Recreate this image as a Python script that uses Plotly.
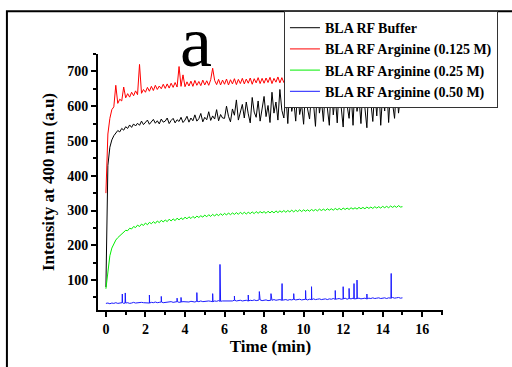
import plotly.graph_objects as go

# ---------------- data ----------------
time_min = [round(i * 0.1, 1) for i in range(151)]

buffer_vals = [
    80, 430, 482, 503, 515, 522, 530, 526, 536, 531,
    541, 536, 546, 539, 549, 543, 551, 545, 557, 547,
    553, 560, 548, 556, 562, 551, 558, 549, 563, 554,
    557, 566, 550, 559, 565, 552, 561, 556, 568, 553,
    560, 571, 554, 566, 558, 575, 557, 564, 579, 555,
    568, 561, 584, 559, 572, 563, 590, 558, 576, 566,
    565, 600, 571, 555, 592, 574, 618, 560, 585, 605,
    566, 612, 578, 552, 625, 583, 568, 615, 557, 596,
    628, 570, 602, 553, 640, 580, 612, 560, 648, 588,
    566, 635, 550, 655, 585, 618, 557, 645, 576, 605,
    548, 650, 592, 563, 636, 608, 542, 662, 580, 620,
    556, 645, 598, 545, 668, 575, 628, 552, 655, 590,
    540, 665, 602, 565, 640, 545, 672, 585, 625, 550,
    658, 595, 538, 668, 610, 556, 646, 572, 662, 545,
    638, 586, 666, 553, 650, 600, 565, 658, 580, 630,
    605,
]

arg0125_vals = [
    350, 520, 565, 590, 598, 660, 608, 620, 615, 655,
    624, 636, 626, 640, 630, 644, 633, 720, 637, 648,
    640, 654, 643, 657, 645, 660, 648, 658, 650, 663,
    651, 664, 652, 666, 654, 668, 655, 714, 657, 690,
    656, 670, 658, 672, 657, 674, 660, 671, 659, 675,
    661, 673, 660, 676, 709, 674, 662, 677, 661, 675,
    663, 678, 661, 676, 664, 679, 662, 677, 665, 680,
    664, 678, 666, 681, 663, 679, 667, 682, 665, 680,
    666, 681, 668, 683, 665, 680, 669, 684, 667, 682,
    668, 683, 670, 685, 667, 682, 671, 686, 669, 684,
    670, 685, 672, 687, 669, 684, 673, 688, 671, 686,
    672, 687, 674, 689, 671, 686, 675, 690, 673, 688,
    674, 688, 676, 691, 673, 687, 677, 692, 675, 689,
    676, 690, 678, 693, 675, 689, 679, 694, 677, 691,
    678, 692, 680, 695, 677, 690, 681, 696, 679, 693,
    684,
]

arg025_vals = [
    75, 130, 170, 192, 205, 215, 222, 228, 233, 237,
    243, 242, 249, 247, 254, 251, 258, 254, 261, 257,
    264, 259, 266, 262, 268, 263, 270, 265, 272, 267,
    273, 268, 275, 270, 276, 271, 278, 273, 279, 274,
    281, 276, 282, 277, 283, 278, 284, 280, 285, 281,
    287, 282, 288, 283, 289, 284, 290, 285, 291, 286,
    292, 287, 293, 288, 293, 289, 294, 289, 295, 290,
    295, 290, 295, 291, 296, 291, 297, 292, 297, 293,
    297, 292, 298, 293, 298, 293, 299, 294, 299, 295,
    300, 295, 300, 296, 301, 296, 301, 297, 302, 297,
    302, 298, 302, 298, 303, 299, 303, 299, 304, 300,
    304, 300, 305, 301, 305, 301, 306, 302, 306, 302,
    307, 303, 307, 303, 308, 304, 308, 304, 309, 305,
    309, 305, 310, 306, 310, 306, 311, 307, 311, 307,
    312, 308, 312, 308, 313, 309, 313, 309, 314, 310,
    311,
]

arg050_base = [
    33, 34, 32, 34, 33, 35, 33, 34, 35, 33,
    34, 35, 33, 34, 36, 34, 35, 34, 36, 35,
    35, 36, 34, 36, 35, 37, 35, 36, 37, 35,
    36, 37, 36, 38, 36, 37, 38, 36, 37, 38,
    37, 38, 37, 39, 38, 37, 39, 38, 40, 38,
    39, 38, 40, 39, 38, 40, 39, 41, 39, 40,
    40, 41, 39, 41, 40, 42, 40, 41, 42, 40,
    41, 42, 40, 42, 41, 43, 41, 42, 43, 41,
    42, 43, 41, 43, 42, 44, 42, 43, 44, 42,
    43, 44, 42, 44, 43, 45, 43, 44, 45, 43,
    44, 45, 43, 45, 44, 46, 44, 45, 46, 44,
    45, 46, 44, 46, 45, 47, 45, 46, 47, 45,
    46, 48, 45, 47, 46, 48, 46, 47, 48, 46,
    47, 48, 46, 48, 47, 49, 47, 48, 49, 47,
    48, 49, 47, 49, 48, 50, 48, 49, 50, 48,
    49,
]
spike_times = [0.83, 0.98, 2.2, 2.8, 3.6, 3.8, 4.6, 5.4, 5.77, 6.5, 7.2,
               7.76, 8.35, 8.91, 9.5, 10.1, 10.4, 11.6, 12.0, 12.3, 12.55,
               12.7, 13.2, 14.43]
spike_vals = [60, 63, 57, 53, 48, 50, 64, 61, 145, 54, 57,
              67, 61, 90, 61, 70, 81, 70, 81, 76, 90,
              100, 60, 119]

series_names = ["BLA RF Buffer", "BLA RF Arginine (0.125 M)",
                "BLA RF Arginine (0.25 M)", "BLA RF Arginine (0.50 M)"]
series_colors = ["#000000", "#ff0000", "#00ee00", "#1a1aff"]

x_ticks = [0, 2, 4, 6, 8, 10, 12, 14, 16]
y_ticks = [100, 200, 300, 400, 500, 600, 700]

# --------------- build blue series with spikes ---------------
pts = list(zip(time_min, arg050_base))
for st, sv in zip(spike_times, spike_vals):
    base = arg050_base[int(round(st * 10))]
    pts += [(st - 0.012, base), (st, sv), (st + 0.012, base)]
pts.sort(key=lambda p: p[0])
blue_t = [p[0] for p in pts]
blue_v = [p[1] for p in pts]

FONT = "Liberation Serif"

fig = go.Figure()
series = [(time_min, buffer_vals), (time_min, arg0125_vals),
          (time_min, arg025_vals), (blue_t, blue_v)]
for (xs, ys), name, col in zip(series, series_names, series_colors):
    fig.add_trace(go.Scatter(x=xs, y=ys, mode="lines", name=name,
                             line=dict(color=col, width=1)))

fig.update_layout(
    width=512, height=367,
    margin=dict(l=98, r=69, t=53, b=57),
    paper_bgcolor="white", plot_bgcolor="white",
    showlegend=True,
    legend=dict(x=0.539, y=1.163, xanchor="left", yanchor="top",
                bgcolor="white", bordercolor="#333", borderwidth=1,
                font=dict(family=FONT, size=14, color="black", weight="bold"),
                tracegroupgap=0, itemwidth=30),
    xaxis=dict(range=[-0.4, 17.05], showline=True, linecolor="black", linewidth=2,
               ticks="outside", ticklen=5, tickwidth=2, tickcolor="black",
               tickvals=x_ticks, ticktext=[str(v) for v in x_ticks],
               minor=dict(dtick=1, tick0=0, ticks="outside", ticklen=3, tickwidth=1.5,
                          tickcolor="black"),
               showgrid=False, zeroline=False,
               tickfont=dict(family=FONT, size=14, color="black", weight="bold"),
               title=dict(text="Time (min)", standoff=0,
                          font=dict(family=FONT, size=17, color="black", weight="bold"))),
    yaxis=dict(range=[14, 750], showline=True, linecolor="black", linewidth=2,
               ticks="outside", ticklen=5, tickwidth=2, tickcolor="black",
               tickvals=y_ticks, ticktext=[str(v) for v in y_ticks],
               minor=dict(dtick=50, tick0=0, ticks="outside", ticklen=3, tickwidth=1.5,
                          tickcolor="black"),
               showgrid=False, zeroline=False,
               tickfont=dict(family=FONT, size=14, color="black", weight="bold"),
               title=dict(text="Intensity at 400 nm (a.u)", standoff=8,
                          font=dict(family=FONT, size=17, color="black", weight="bold"))),
    shapes=[dict(type="rect", xref="paper", yref="paper",
                 x0=-0.264, x1=1.26, y0=-0.32, y1=1.167,
                 line=dict(color="black", width=2), fillcolor="rgba(0,0,0,0)")],
    annotations=[dict(text="a", xref="paper", yref="paper", x=0.283, y=1.0467,
                      xanchor="center", yanchor="middle", showarrow=False,
                      borderpad=0,
                      font=dict(family=FONT, size=72, color="black"))],
)

fig.write_html("out.html")
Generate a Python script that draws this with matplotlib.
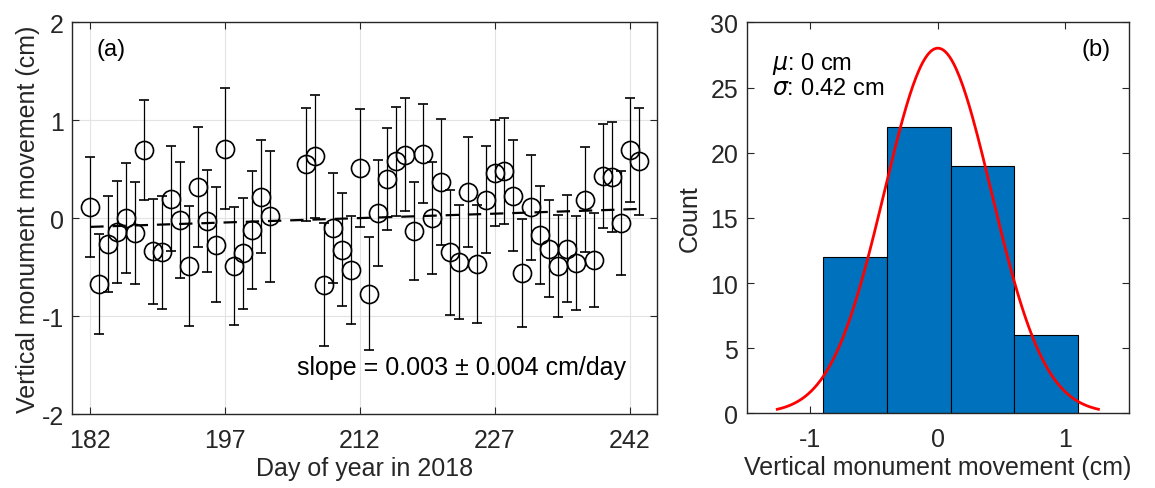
import numpy as np
import matplotlib
matplotlib.use("Agg")
import matplotlib.pyplot as plt

plt.rcParams["font.family"] = ["Liberation Sans", "DejaVu Sans"]
plt.rcParams["mathtext.fontset"] = "dejavusans"
plt.rcParams["axes.unicode_minus"] = False

# (a) daily vertical monument movement (cm) with 1-sigma error bars
days = [182, 183, 184, 185, 186, 187, 188, 189, 190, 191, 192, 193, 194, 195,
        196, 197, 198, 199, 200, 201, 202,
        206, 207, 208, 209, 210, 211, 212, 213, 214, 215, 216, 217, 218, 219,
        220, 221, 222, 223, 224, 225, 226, 227, 228, 229, 230, 231, 232, 233,
        234, 235, 236, 237, 238, 239, 240, 241, 242, 243]
movement = [0.11, -0.67, -0.26, -0.14, 0.00, -0.15, 0.70, -0.34, -0.35, 0.20,
            -0.02, -0.49, 0.32, -0.03, -0.27, 0.71, -0.49, -0.36, -0.12, 0.22,
            0.02,
            0.55, 0.63, -0.68, -0.10, -0.32, -0.53, 0.51, -0.77, 0.05, 0.40,
            0.58, 0.65, -0.13, 0.66, 0.00, 0.37, -0.35, -0.45, 0.27, -0.47,
            0.19, 0.46, 0.48, 0.23, -0.56, 0.11, -0.17, -0.31, -0.49, -0.31,
            -0.46, 0.19, -0.43, 0.43, 0.42, -0.05, 0.70, 0.58]
errors = [0.51, 0.51, 0.49, 0.52, 0.56, 0.52, 0.51, 0.54, 0.58, 0.54, 0.59,
          0.61, 0.61, 0.52, 0.59, 0.62, 0.60, 0.57, 0.60, 0.58, 0.67,
          0.58, 0.63, 0.63, 0.56, 0.58, 0.55, 0.60, 0.58, 0.54, 0.52, 0.56,
          0.58, 0.50, 0.51, 0.57, 0.64, 0.64, 0.58, 0.56, 0.60, 0.55, 0.54,
          0.54, 0.57, 0.55, 0.54, 0.50, 0.50, 0.52, 0.55, 0.48, 0.54, 0.48,
          0.53, 0.56, 0.53, 0.53, 0.55]

# linear fit result shown on the panel
slope = 0.003
intercept_at_182 = -0.089

# (b) histogram settings and normal fit
bin_edges = [-0.9, -0.4, 0.1, 0.6, 1.1]
mu = 0.0
sigma = 0.42

AX_COLOR = "#262626"
FS = 18

fig = plt.figure(figsize=(11.55, 4.89), dpi=100)
ax1 = fig.add_axes([0.0626, 0.1513, 0.506, 0.801])
ax2 = fig.add_axes([0.6465, 0.1527, 0.331, 0.7995])

# ---- panel (a)
d = np.array(days, dtype=float)
ax1.errorbar(d, movement, yerr=errors, fmt="o", color="k", mfc="none",
             mec="k", ms=13, mew=1.2, elinewidth=0.9, capsize=3.5,
             capthick=0.9, zorder=3)
trend_x = np.array([days[0], days[-1]], dtype=float)
trend_y = intercept_at_182 + slope * (trend_x - 182)
ax1.plot(trend_x, trend_y, color="k", lw=1.6, dashes=(6, 4), zorder=2)

ax1.set_xlim(180, 245)
ax1.set_ylim(-2, 2)
ax1.set_xticks([182, 197, 212, 227, 242])
ax1.set_yticks([-2, -1, 0, 1, 2])
ax1.grid(True, color="#e3e3e3", lw=0.8)
ax1.set_axisbelow(True)
ax1.set_xlabel("Day of year in 2018", fontsize=FS, color=AX_COLOR, labelpad=3)
ax1.set_ylabel("Vertical monument movement (cm)", fontsize=FS, color=AX_COLOR,
               labelpad=1)
ax1.text(0.042, 0.932, "(a)", transform=ax1.transAxes, fontsize=FS - 1,
         va="center", ha="left", color="k")
ax1.text(0.385, 0.119, "slope = 0.003 \u00b1 0.004 cm/day",
         transform=ax1.transAxes, fontsize=FS, va="center", ha="left",
         color="k")

# ---- panel (b)
ax2.hist(movement, bins=bin_edges, color="#0072BD", edgecolor="k", lw=0.8,
         zorder=2)
n = len(movement)
bw = bin_edges[1] - bin_edges[0]
xs = np.linspace(mu - 3 * sigma, mu + 3 * sigma, 200)
pdf = n * bw / (sigma * np.sqrt(2 * np.pi)) * np.exp(-0.5 * ((xs - mu) / sigma) ** 2)
ax2.plot(xs, pdf, color="r", lw=2, zorder=3)

ax2.set_xlim(-1.5, 1.5)
ax2.set_ylim(0, 30)
ax2.set_xticks([-1, 0, 1])
ax2.set_yticks([0, 5, 10, 15, 20, 25, 30])
ax2.set_xlabel("Vertical monument movement (cm)", fontsize=FS, color=AX_COLOR,
               labelpad=3)
ax2.set_ylabel("Count", fontsize=FS, color=AX_COLOR, labelpad=6)
ax2.text(0.065, 0.866, "$\\mu$: 0 cm\n$\\sigma$: 0.42 cm", transform=ax2.transAxes,
         fontsize=FS - 1, va="center", ha="left", color="k", linespacing=1.05)
ax2.text(0.876, 0.932, "(b)", transform=ax2.transAxes, fontsize=FS - 1,
         va="center", ha="left", color="k")

for ax in (ax1, ax2):
    for sp in ax.spines.values():
        sp.set_color(AX_COLOR)
        sp.set_linewidth(1.0)
    ax.tick_params(direction="in", top=True, right=True, length=5,
                   width=0.8, colors=AX_COLOR, labelsize=FS, pad=10)
    ax.tick_params(axis="y", pad=6)

fig.savefig("out.png", dpi=100)
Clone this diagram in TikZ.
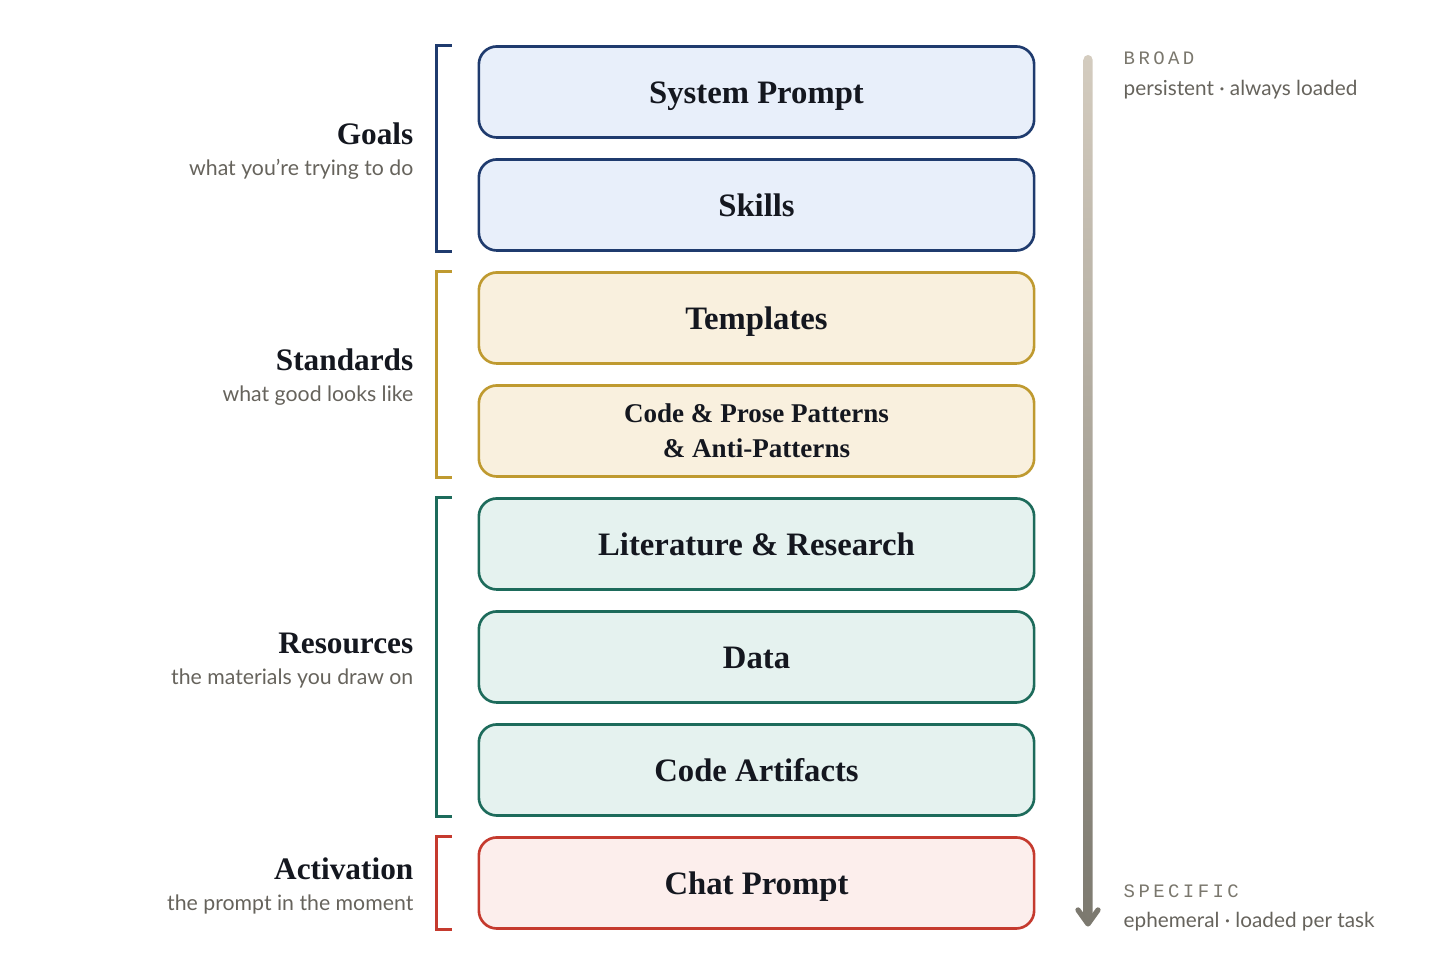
\documentclass[tikz,border=0pt]{standalone}
\usepackage{fontspec}
\setmainfont{Liberation Serif}
\setsansfont{Lato}
\newfontfamily\tagfont[LetterSpace=18]{Liberation Mono}
\usepackage{tikz}
\usetikzlibrary{positioning}

\definecolor{ink}{HTML}{14171F}
\definecolor{subgrey}{HTML}{66635C}
\definecolor{taggrey}{HTML}{7A776D}
\definecolor{goalcol}{HTML}{1F3B6E}
\definecolor{goalfill}{HTML}{E8EFFA}
\definecolor{stdcol}{HTML}{BF9A30}
\definecolor{stdfill}{HTML}{F9F0DE}
\definecolor{rescol}{HTML}{1D6B5B}
\definecolor{resfill}{HTML}{E5F2EF}
\definecolor{actcol}{HTML}{C53A2E}
\definecolor{actfill}{HTML}{FCEEEC}
\definecolor{arrowtop}{HTML}{D4CCBF}
\definecolor{arrowbot}{HTML}{7C796F}

\begin{document}
\begin{tikzpicture}[x=0.01cm, y=-0.01cm,
    kindbox/.style={draw=#1col, fill=#1fill}]
  \tikzstyle{every node} = [inner sep = 0pt];
  \tikzstyle{layer} = [draw, line width=0.75pt, rounded corners=0.18cm,
    minimum width=5.55cm, minimum height=0.91cm, text=ink,
    font=\bfseries\fontsize{9.3}{11}\selectfont, text height=6.4pt, text depth=0pt];
  \tikzstyle{bracket} = [line width=0.8pt];
  \tikzstyle{grouptitle} = [anchor=base east, text=ink, font=\bfseries\fontsize{8.9}{10}\selectfont];
  \tikzstyle{groupnote} = [anchor=base east, text=subgrey, font=\sffamily\fontsize{6.05}{7}\selectfont];
  \tikzstyle{tag} = [anchor=base west, text=taggrey, font=\tagfont\fontsize{5.4}{6}\selectfont];
  \tikzstyle{tagnote} = [anchor=base west, text=subgrey, font=\sffamily\fontsize{5.9}{7}\selectfont];

  \useasboundingbox (0,0) rectangle (1456,977);

  % the stack of layers
  \foreach \i/\nm/\lbl/\kind in {0/sysprompt/System Prompt/goal, 1/skills/Skills/goal,
      2/templates/Templates/std, 4/literature/Literature \& Research/res,
      5/data/Data/res, 6/artifacts/Code Artifacts/res, 7/chat/Chat Prompt/act}{
    \node[layer, kindbox=\kind] (\nm) at (756.5, 92+113*\i) {\lbl};
  }
  \node[layer, kindbox=std, align=center, text height=, text depth=,
    font=\bfseries\fontsize{7.7}{10}\selectfont] (patterns) at (756.5, 431)
    {Code \& Prose Patterns\\ \& Anti-Patterns};

  % brackets
  \draw[bracket, goalcol] ([xshift=-0.26cm]sysprompt.north west) -- ++(-15,0) |- ([xshift=-0.26cm]skills.south west);
  \draw[bracket, stdcol] ([xshift=-0.26cm]templates.north west) -- ++(-15,0) |- ([xshift=-0.26cm]patterns.south west);
  \draw[bracket, rescol] ([xshift=-0.26cm]literature.north west) -- ++(-15,0) |- ([xshift=-0.26cm]artifacts.south west);
  \draw[bracket, actcol] ([xshift=-0.26cm]chat.north west) -- ++(-15,0) |- ([xshift=-0.26cm]chat.south west);

  % group labels
  \node[grouptitle] (goals) at (414,145) {Goals};
  \node[groupnote] (goalsnote) at (414,176) {what you’re trying to do};
  \node[grouptitle] (standards) at (414,371) {Standards};
  \node[groupnote] (standardsnote) at (414,402) {what good looks like};
  \node[grouptitle] (resources) at (414,654) {Resources};
  \node[groupnote] (resourcesnote) at (414,685) {the materials you draw on};
  \node[grouptitle] (activation) at (414,880) {Activation};
  \node[groupnote] (activationnote) at (414,911) {the prompt in the moment};

  % broad to specific
  \coordinate (broad) at (1088,55);
  \coordinate (specific) at (1088,924);
  \shade[top color=arrowtop, bottom color=arrowbot, rounded corners=0.045cm]
    ([xshift=-0.045cm]broad) rectangle ([xshift=0.045cm]specific);
  \draw[arrowbot, line width=1.5pt, line cap=round, line join=round]
    (specific) ++(-10,-14) -- (specific) -- ++(10,-14);

  \node[tag] (broadtag) at (1123,65) {BROAD};
  \node[tagnote] (broadnote) at (1123,96) {persistent · always loaded};
  \node[tag] (spectag) at (1123,898) {SPECIFIC};
  \node[tagnote] (specnote) at (1123,928) {ephemeral · loaded per task};
\end{tikzpicture}
\end{document}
________________
**Exercise brief**
From the opening line of the listing above through the line bearing "time_min = [round(i", repeat each line exactly. Drop every picture.

**Task result**
Recreate this image as a Python script that uses Plotly.
import plotly.graph_objects as go

# ---------------- data ----------------
time_min = [round(i * 0.1, 1) for i in range(151)]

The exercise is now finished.